Beyond the headline amount, the adjustment was also visible in transaction dynamics: the number of transfers fell to 11.461 million, a 5.2% decrease compared with January 2025. This combination—fewer transfers and a lower total—suggests the flow eased not only due to seasonal factors, but because of an actual reduction in migrants’ ability or willingness to send money.

Analysts have linked recent behavior to rising unemployment among U.S. workers of Mexican origin, as well as a tougher immigration environment. In that context, fear of exposure in everyday activities—including going to work, commuting, or handling paperwork—can translate into fewer hours worked or greater informality, ultimately affecting the income available to send as remittances.

This adjustment matters at the macro level because remittances have been one of the key stabilizers for consumption in Mexico in recent years, especially in states highly dependent on these resources. In 2025, Mexico received $61.7912 billion, a level below prior years and consistent with the idea that 2020–2024 concentrated exceptionally high flows, influenced by a more dynamic U.S. labor market and an exchange rate that, in several episodes, topped 20 pesos per dollar—boosting the purchasing power of each transfer.

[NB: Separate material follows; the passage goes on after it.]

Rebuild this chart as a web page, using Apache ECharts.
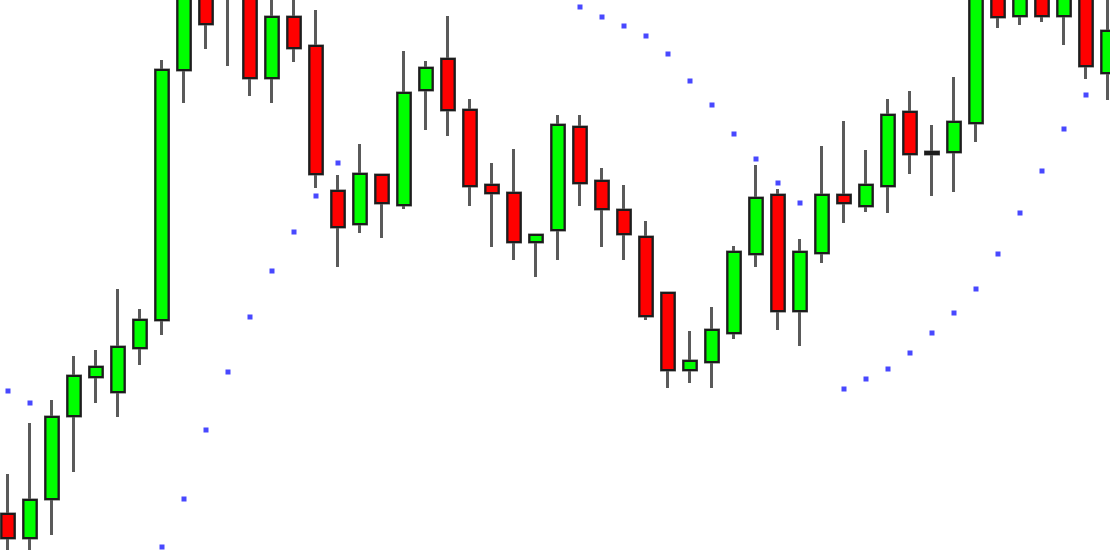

Implications for Consumption and the Regional Economy

In day-to-day economic life, remittances typically fund current spending—food, housing, healthcare, education—and, to a lesser extent, home improvements or investment in small businesses. As a result, a smaller inflow of funds may be felt first in local retail and services in municipalities where these income streams are a central part of household budgets. Various assessments have also shown that remittances are an important income source for women in Mexico, which amplifies their role in supporting household consumption and the financial stability of communities facing low-paying local jobs.

The regional lens matters: traditionally receiving states such as Zacatecas, Guerrero, and Michoacán tend to be more sensitive to changes in the flow. When remittance income slows, the impact can show up in retail sales, demand for certain services, and the ability to keep up with consumer credit payments in areas where these resources supplement local wages. While the financial system does not directly depend on remittances, lower household liquidity can influence delinquency in specific segments and deposit dynamics at institutions with a strong footprint in recipient regions.

On the FX front, appreciation of the Mexican peso can also reduce incentives to increase transfers, because it lowers the amount received in local currency for each dollar sent. While the exchange rate is not the only determinant, it does affect migrants’ perception of the “return” on their effort and can speed up normalization after the peaks seen in recent years.

Looking ahead, remittance performance will depend largely on the trajectory of U.S. employment, immigration policy, and exchange-rate dynamics. A slowdown north of the border typically translates into weaker hiring in sectors that rely heavily on migrant labor, while episodes of greater regulatory uncertainty raise caution and can disrupt work routines. On the Mexican side, if domestic consumption cools and growth remains moderate, the role of remittances as a pillar of household income will remain a key factor in gauging demand across multiple regions.

In short, January’s decline does not by itself imply a structural break, but it does reinforce the signal that the extraordinary remittance cycle of recent years is normalizing. The challenge will be to measure how persistent the moderation is and how it feeds through to regional consumption and the financial stability of recipient households.